İşte bu anlayış, siyasetle hizmeti esas alır. Ne var ki; “iktidar, güç ve kontrol” bir araç olmaktan çıkıp gaye/amaç olur. Bu anlayış da gide gide istibdada, haksızlığa, zulme dayanabilir.
“Güç, iktidar ve kontrol”e öncelik tanıyıp buna karşı iştah duyanlara karşı ihlâs en büyük bir ilaç ve denge unsurudur. Çünkü “en büyük kuvvet, en büyük bir haslet, vasıf ve fazilet” ihlâstır. Yani, hakiki güç, iktidar ve kontrol ihlâs olunca, artık iktidar mücadelesi ve siyasete harcanacak olan enerji ve imkânlar ona yönelecektir.

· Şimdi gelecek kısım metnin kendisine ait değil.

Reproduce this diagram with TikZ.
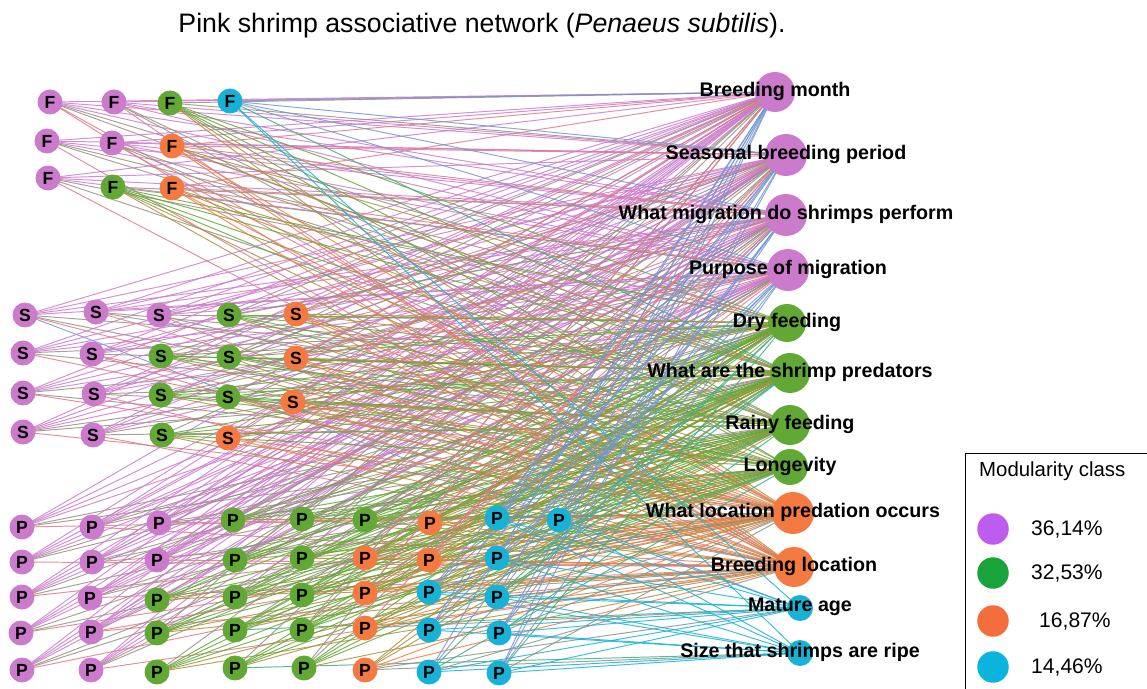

Başta, şaheser örnek Asr-ı Saadet olmak üzere İslâm tarihi boyunca birinci planda “güç, iktidar ve kontrol”ün değil, yalnızca ihlâsın önemli olduğu fiilen de görülür. Cehalet ve karanlık çağlarından mutluluk devrine geçişte yalnızca, Yüce Yaratıcı’nın emirlerini ihlâsla yerine getirmek ve iman esaslarına yapışmak vardır. Peygamberimiz (asm) yalnız başınadır. Herhangi bir hanedana mensup değildir. Yetimdir, yalnız başınadır. Askeri, hazinesi, iktidarı yoktur. Hatta teklif edilen “reisliği/iktidarı, malı mülkü” reddetmiştir.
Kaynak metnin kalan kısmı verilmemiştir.